[Records from a dataset]
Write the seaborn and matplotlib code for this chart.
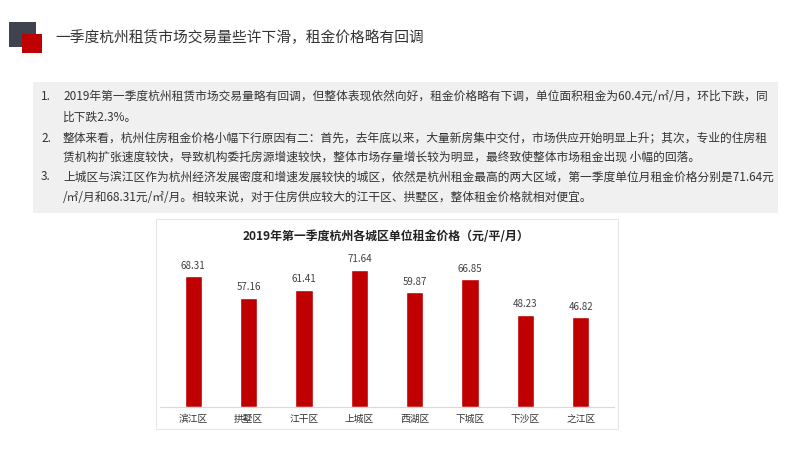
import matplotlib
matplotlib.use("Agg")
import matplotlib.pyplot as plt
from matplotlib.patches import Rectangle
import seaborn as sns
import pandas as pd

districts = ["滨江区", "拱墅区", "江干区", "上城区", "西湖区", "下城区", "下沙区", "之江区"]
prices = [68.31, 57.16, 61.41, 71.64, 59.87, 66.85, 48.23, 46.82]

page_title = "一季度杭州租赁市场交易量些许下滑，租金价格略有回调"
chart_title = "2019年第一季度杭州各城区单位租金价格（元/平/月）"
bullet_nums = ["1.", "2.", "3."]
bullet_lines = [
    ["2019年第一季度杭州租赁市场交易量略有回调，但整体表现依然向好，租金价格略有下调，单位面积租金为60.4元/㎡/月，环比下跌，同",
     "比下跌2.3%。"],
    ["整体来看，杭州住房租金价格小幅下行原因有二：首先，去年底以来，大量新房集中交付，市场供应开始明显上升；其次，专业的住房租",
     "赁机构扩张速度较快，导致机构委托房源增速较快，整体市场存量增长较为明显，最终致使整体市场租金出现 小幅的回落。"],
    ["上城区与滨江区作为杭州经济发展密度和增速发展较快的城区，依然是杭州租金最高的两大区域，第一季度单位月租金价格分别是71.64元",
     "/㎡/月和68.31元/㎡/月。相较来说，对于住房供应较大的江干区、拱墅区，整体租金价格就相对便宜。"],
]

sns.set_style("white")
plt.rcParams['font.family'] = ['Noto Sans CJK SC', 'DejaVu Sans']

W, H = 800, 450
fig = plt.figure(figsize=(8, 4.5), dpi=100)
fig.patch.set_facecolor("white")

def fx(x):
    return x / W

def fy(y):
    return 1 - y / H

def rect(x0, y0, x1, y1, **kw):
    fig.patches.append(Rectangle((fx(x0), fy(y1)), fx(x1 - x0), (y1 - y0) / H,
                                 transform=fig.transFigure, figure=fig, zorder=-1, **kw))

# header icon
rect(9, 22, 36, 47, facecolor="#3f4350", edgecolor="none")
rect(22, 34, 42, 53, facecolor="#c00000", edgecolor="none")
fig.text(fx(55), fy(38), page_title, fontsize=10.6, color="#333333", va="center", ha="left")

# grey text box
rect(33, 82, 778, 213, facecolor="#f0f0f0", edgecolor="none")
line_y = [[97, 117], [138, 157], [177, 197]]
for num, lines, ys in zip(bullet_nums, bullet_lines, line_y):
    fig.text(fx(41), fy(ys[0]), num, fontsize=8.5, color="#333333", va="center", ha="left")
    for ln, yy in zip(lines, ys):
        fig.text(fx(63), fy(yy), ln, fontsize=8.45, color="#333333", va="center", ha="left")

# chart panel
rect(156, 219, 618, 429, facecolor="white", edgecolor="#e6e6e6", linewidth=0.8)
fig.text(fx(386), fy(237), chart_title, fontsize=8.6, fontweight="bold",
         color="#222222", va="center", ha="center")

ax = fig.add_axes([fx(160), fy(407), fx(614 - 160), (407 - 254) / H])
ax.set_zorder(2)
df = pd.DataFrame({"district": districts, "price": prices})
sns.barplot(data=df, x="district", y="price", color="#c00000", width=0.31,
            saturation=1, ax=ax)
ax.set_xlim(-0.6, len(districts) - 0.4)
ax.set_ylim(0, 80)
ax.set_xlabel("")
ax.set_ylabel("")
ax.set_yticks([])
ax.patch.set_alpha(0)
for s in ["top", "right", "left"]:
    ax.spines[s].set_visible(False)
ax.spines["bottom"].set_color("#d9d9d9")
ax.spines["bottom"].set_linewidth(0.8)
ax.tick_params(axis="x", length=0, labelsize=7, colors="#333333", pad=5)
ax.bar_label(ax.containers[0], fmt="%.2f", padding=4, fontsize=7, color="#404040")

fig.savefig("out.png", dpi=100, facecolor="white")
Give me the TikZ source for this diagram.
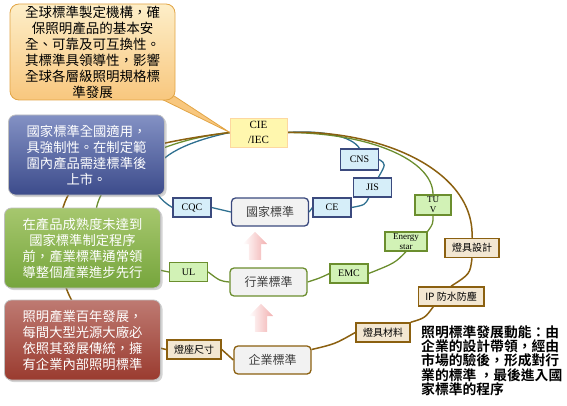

- [Problem to solve]:
Quote every record above exactly, leaving out any pictures.

- [Complete output]:
Write the seaborn and matplotlib code for this chart.
import matplotlib
matplotlib.use("Agg")
import matplotlib.pyplot as plt
from matplotlib.patches import Rectangle
import seaborn as sns
import pandas as pd

districts = ["滨江区", "拱墅区", "江干区", "上城区", "西湖区", "下城区", "下沙区", "之江区"]
prices = [68.31, 57.16, 61.41, 71.64, 59.87, 66.85, 48.23, 46.82]

page_title = "一季度杭州租赁市场交易量些许下滑，租金价格略有回调"
chart_title = "2019年第一季度杭州各城区单位租金价格（元/平/月）"
bullet_nums = ["1.", "2.", "3."]
bullet_lines = [
    ["2019年第一季度杭州租赁市场交易量略有回调，但整体表现依然向好，租金价格略有下调，单位面积租金为60.4元/㎡/月，环比下跌，同",
     "比下跌2.3%。"],
    ["整体来看，杭州住房租金价格小幅下行原因有二：首先，去年底以来，大量新房集中交付，市场供应开始明显上升；其次，专业的住房租",
     "赁机构扩张速度较快，导致机构委托房源增速较快，整体市场存量增长较为明显，最终致使整体市场租金出现 小幅的回落。"],
    ["上城区与滨江区作为杭州经济发展密度和增速发展较快的城区，依然是杭州租金最高的两大区域，第一季度单位月租金价格分别是71.64元",
     "/㎡/月和68.31元/㎡/月。相较来说，对于住房供应较大的江干区、拱墅区，整体租金价格就相对便宜。"],
]

sns.set_style("white")
plt.rcParams['font.family'] = ['Noto Sans CJK SC', 'DejaVu Sans']

W, H = 800, 450
fig = plt.figure(figsize=(8, 4.5), dpi=100)
fig.patch.set_facecolor("white")

def fx(x):
    return x / W

def fy(y):
    return 1 - y / H

def rect(x0, y0, x1, y1, **kw):
    fig.patches.append(Rectangle((fx(x0), fy(y1)), fx(x1 - x0), (y1 - y0) / H,
                                 transform=fig.transFigure, figure=fig, zorder=-1, **kw))

# header icon
rect(9, 22, 36, 47, facecolor="#3f4350", edgecolor="none")
rect(22, 34, 42, 53, facecolor="#c00000", edgecolor="none")
fig.text(fx(55), fy(38), page_title, fontsize=10.6, color="#333333", va="center", ha="left")

# grey text box
rect(33, 82, 778, 213, facecolor="#f0f0f0", edgecolor="none")
line_y = [[97, 117], [138, 157], [177, 197]]
for num, lines, ys in zip(bullet_nums, bullet_lines, line_y):
    fig.text(fx(41), fy(ys[0]), num, fontsize=8.5, color="#333333", va="center", ha="left")
    for ln, yy in zip(lines, ys):
        fig.text(fx(63), fy(yy), ln, fontsize=8.45, color="#333333", va="center", ha="left")

# chart panel
rect(156, 219, 618, 429, facecolor="white", edgecolor="#e6e6e6", linewidth=0.8)
fig.text(fx(386), fy(237), chart_title, fontsize=8.6, fontweight="bold",
         color="#222222", va="center", ha="center")

ax = fig.add_axes([fx(160), fy(407), fx(614 - 160), (407 - 254) / H])
ax.set_zorder(2)
df = pd.DataFrame({"district": districts, "price": prices})
sns.barplot(data=df, x="district", y="price", color="#c00000", width=0.31,
            saturation=1, ax=ax)
ax.set_xlim(-0.6, len(districts) - 0.4)
ax.set_ylim(0, 80)
ax.set_xlabel("")
ax.set_ylabel("")
ax.set_yticks([])
ax.patch.set_alpha(0)
for s in ["top", "right", "left"]:
    ax.spines[s].set_visible(False)
ax.spines["bottom"].set_color("#d9d9d9")
ax.spines["bottom"].set_linewidth(0.8)
ax.tick_params(axis="x", length=0, labelsize=7, colors="#333333", pad=5)
ax.bar_label(ax.containers[0], fmt="%.2f", padding=4, fontsize=7, color="#404040")

fig.savefig("out.png", dpi=100, facecolor="white")
Give me the TikZ source for this diagram.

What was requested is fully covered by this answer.